CsvPath Framework provides the consistency and tooling that allows you to run small projects in a distributed fashion efficiently and with centralized awareness and control. FlightPath gives you the ability to spin up a CsvPath Framework project and deploy it to production in minutes. FlightPath and the Framework namespace and version assets and data at every step so that projects can live complete disconnected or mix, match, and overlay each other without adding confusion and risk.

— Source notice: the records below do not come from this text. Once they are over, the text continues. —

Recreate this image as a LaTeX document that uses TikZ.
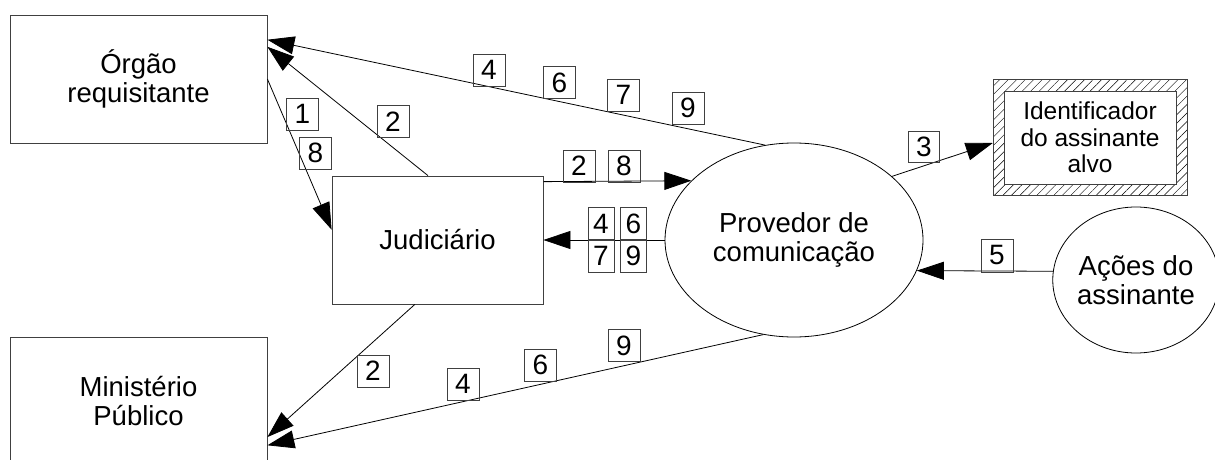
\documentclass[tikz,border=0pt]{standalone}
\usepackage{fontspec}
\setmainfont{Liberation Sans}
\usetikzlibrary{shapes.geometric,arrows.meta,calc,patterns.meta}
\begin{document}
\begin{tikzpicture}[x=1pt,y=-1pt,
  box/.style={draw=black!75,line width=0.8pt,rectangle,inner sep=0pt,align=center,
    font=\fontsize{27.5}{29}\selectfont},
  oval/.style={draw,ellipse,line width=0.8pt,inner sep=0pt,align=center,
    font=\fontsize{27.5}{29}\selectfont},
  num/.style={draw=black!75,line width=0.8pt,inner sep=0pt,minimum width=32pt,
    minimum height=32pt,font=\fontsize{28}{28}\selectfont},
  flow/.style={draw,line width=0.8pt,-{Triangle[length=27pt,width=18pt]}},
]
\useasboundingbox (0,0) rectangle (1215,460);
\clip (0,0) rectangle (1215,460);

% entities
\node[box,minimum width=257pt,minimum height=128pt] (org) at (138.5,79) {Órgão\\requisitante};
\node[box,minimum width=257pt,minimum height=128pt] (mp) at (138.5,401) {Ministério\\Público};
\node[box,minimum width=211pt,minimum height=128pt] (jud) at (437.5,240) {Judiciário};
\node[oval,minimum width=258pt,minimum height=194pt] (prov) at (794,240) {Provedor de\\comunicação};
\node[draw=black!75,line width=0.8pt,inner sep=0pt,minimum width=194pt,minimum height=116pt,
  pattern={Lines[angle=45,distance=6pt,line width=0.45pt]}] (ident) at (1090,137) {};
\node[box,fill=white,minimum width=172pt,minimum height=93pt,
  font=\fontsize{24.5}{26.5}\selectfont] (identin) at (1090,137.5) {Identificador\\do assinante\\alvo};
\node[oval,minimum width=158pt,minimum height=146pt] (acoes) at (1136,280) {Ações do\\assinante};

% flows
\draw[flow] (prov.107.7) -- ($(org.north east)!0.195!(org.south east)$);
\draw[flow] ($(jud.north west)!0.455!(jud.north east)$) -- ($(org.north east)!0.25!(org.south east)$);
\draw[flow] (org.east) -- ($(jud.north west)!0.42!(jud.south west)$);
\draw[flow] ($(jud.north east)!0.047!(jud.south east)$) -- (prov.150.7);
\draw[flow] (prov.west) -- (jud.east);
\draw[flow] (prov.33.3) -- ($(ident.west)+(0,6)$);
\draw[flow] (acoes.174.2) -- (prov.-14.7);
\draw[flow] ($(jud.south west)!0.393!(jud.south east)$) -- ($(mp.north east)!0.78!(mp.south east)$);
\draw[flow] (prov.252.3) -- ($(mp.north east)!0.844!(mp.south east)$);

% step numbers
\node[num] (t4) at (489,70) {4};
\node[num] (t6) at (559.5,82.5) {6};
\node[num] (t7) at (623.5,95) {7};
\node[num] (t9) at (688,108) {9};
\node[num] (j2) at (393,121.5) {2};
\node[num] (r1) at (302.5,114) {1};
\node[num] (r8) at (315.5,153) {8};
\node[num] (p2) at (579,166) {2};
\node[num] (p8) at (624,166) {8};
\node[num,minimum width=26pt,minimum height=33pt] (g4) at (601,223.5) {4};
\node[num,minimum width=26pt,minimum height=33pt] (g6) at (633.5,223.5) {6};
\node[num,minimum width=26pt,minimum height=33pt] (g7) at (601,256) {7};
\node[num,minimum width=26pt,minimum height=33pt] (g9) at (633.5,256) {9};
\node[num,minimum width=31pt,minimum height=31pt] (i3) at (924,146.5) {3};
\node[num,minimum height=33pt] (a5) at (997,255.5) {5};
\node[num] (m2) at (373,371) {2};
\node[num] (b4) at (463,384) {4};
\node[num] (b6) at (540.5,365) {6};
\node[num] (b9) at (624,345.5) {9};
\end{tikzpicture}
\end{document}
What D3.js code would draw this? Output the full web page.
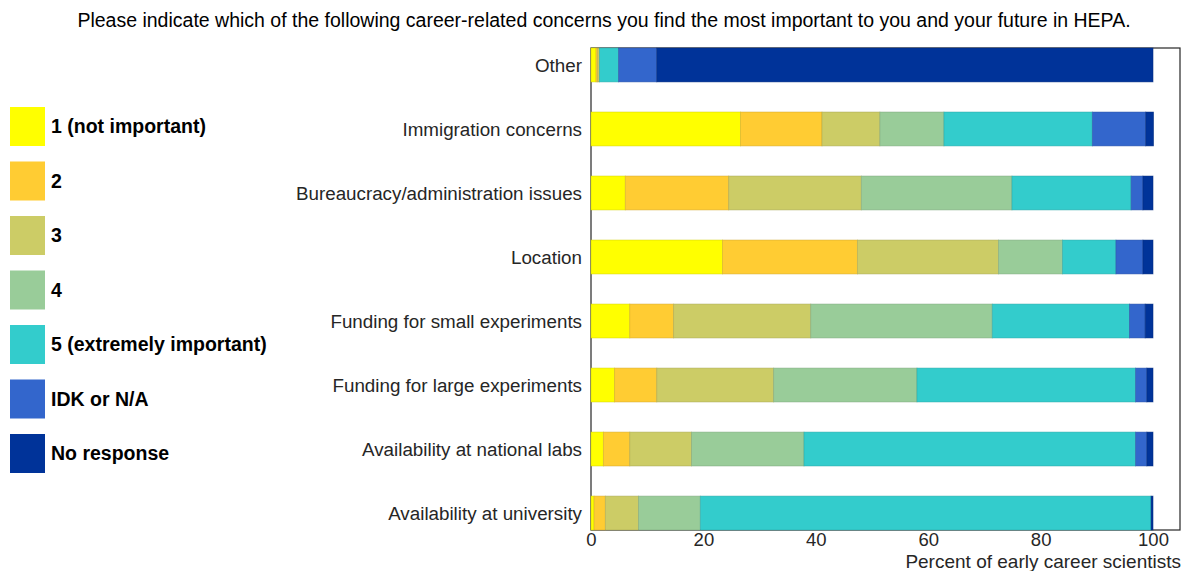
<!DOCTYPE html>
<html><head><meta charset="utf-8">
<script src="https://cdn.jsdelivr.net/npm/d3@7/dist/d3.min.js"></script>
<style>body{margin:0;background:#fff;font-family:"Liberation Sans",Arial,sans-serif;}</style>
</head><body><svg id="c" width="1182" height="571"></svg>
<script>
const title = "Please indicate which of the following career-related concerns you find the most important to you and your future in HEPA.";
const categories = ["Other","Immigration concerns","Bureaucracy/administration issues","Location","Funding for small experiments","Funding for large experiments","Availability at national labs","Availability at university"];
const seriesNames = ["1 (not important)","2","3","4","5 (extremely important)","IDK or N/A","No response"];
const seriesColors = ["#FFFF00","#FFCC33","#CCCC66","#99CC99","#33CCCC","#3366CC","#003399"];
// values per category, in series order (percent)
const s1 = [0.9, 26.6, 6.1, 23.4, 6.9, 4.2, 2.2, 0.55];
const s2 = [0.3, 14.5, 18.4, 24.0, 7.8, 7.5, 4.7, 2.0];
const s3 = [0.3, 10.3, 23.6, 25.1, 24.4, 20.8, 11.0, 5.9];
const s4 = [0.0, 11.4, 26.8, 11.4, 32.3, 25.5, 20.0, 11.0];
const s5 = [3.4, 26.4, 21.2, 9.5, 24.4, 38.9, 59.0, 80.2];
const sIDK = [6.8, 9.5, 2.1, 4.8, 2.8, 2.0, 2.0, 0.0];
const sNR = [88.3, 1.4, 1.8, 1.8, 1.4, 1.1, 1.1, 0.35];
const xTicks = [0,20,40,60,80,100];
const xLabel = "Percent of early career scientists";

(function(){
const series = [s1,s2,s3,s4,s5,sIDK,sNR];
const svg = d3.select("#c");
const pL = 591, pR = 1180, pT = 48, pB = 530;
const x = d3.scaleLinear().domain([0,104.8]).range([pL,pR]);
const y = d3.scaleBand().domain(categories).range([pT,pB]).paddingInner(0.47).paddingOuter(0);

// axes box
svg.append("rect").attr("x",pL).attr("y",pT).attr("width",pR-pL).attr("height",pB-pT)
  .attr("fill","none").attr("stroke","#262626").attr("stroke-width",1.2);

const rows = categories.map((c,i)=>{
  let acc=0; return series.map((s,k)=>{const v={cat:c,k,x0:acc,x1:acc+s[i]}; acc+=s[i]; return v;});
}).flat();
svg.append("g").selectAll("rect").data(rows).join("rect")
  .attr("x",d=>x(d.x0)).attr("width",d=>Math.max(0,x(d.x1)-x(d.x0)))
  .attr("y",d=>y(d.cat)).attr("height",y.bandwidth())
  .attr("fill",d=>seriesColors[d.k])
  .attr("stroke",d=>d3.color(seriesColors[d.k]).darker(0.6)).attr("stroke-opacity",0.6).attr("stroke-width",0.8);

// y labels
svg.append("g").selectAll("text").data(categories).join("text")
  .attr("x",582).attr("y",d=>y(d)+y.bandwidth()/2).attr("dy","0.35em")
  .attr("text-anchor","end").attr("font-size",18.8).attr("fill","#262626").text(d=>d);

// x axis
const xa = svg.append("g").attr("transform",`translate(0,${pB})`)
  .call(d3.axisBottom(x).tickValues(xTicks).tickSize(0).tickPadding(3));
xa.select(".domain").remove();
xa.selectAll("text").attr("font-size",18.5).attr("fill","#262626").attr("font-family","'Liberation Sans',Arial,sans-serif");
svg.append("text").attr("x",1181).attr("y",568).attr("text-anchor","end")
  .attr("font-size",19).attr("fill","#262626").text(xLabel);

// title
svg.append("text").attr("x",604).attr("y",27).attr("text-anchor","middle")
  .attr("font-size",19.5).attr("fill","#000").text(title);

// legend
const lg = svg.append("g").selectAll("g").data(seriesNames).join("g")
  .attr("transform",(d,i)=>`translate(10,${107+i*54.5})`);
lg.append("rect").attr("width",35).attr("height",39).attr("fill",(d,i)=>seriesColors[i]);
lg.append("text").attr("x",41).attr("y",19.5).attr("dy","0.35em").attr("font-size",19.5)
  .attr("font-weight","bold").attr("fill","#000").text(d=>d);
})();
</script></body></html>
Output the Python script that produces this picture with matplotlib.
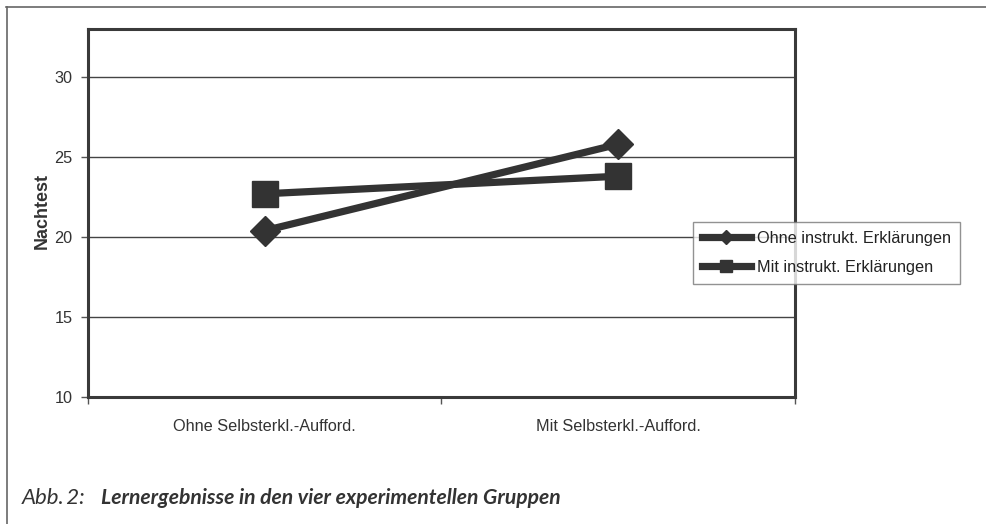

That separation plus consistency lets you scope projects down to a single data partner, or even individual data feeds per partner. You can support any number of backend storage systems, heterogeneous file types, or event-based integrations, while at the same time, capturing data to a single data lake, a single observability system, and/or using a single naming, metadata, and file location convention. Truly the best of both worlds.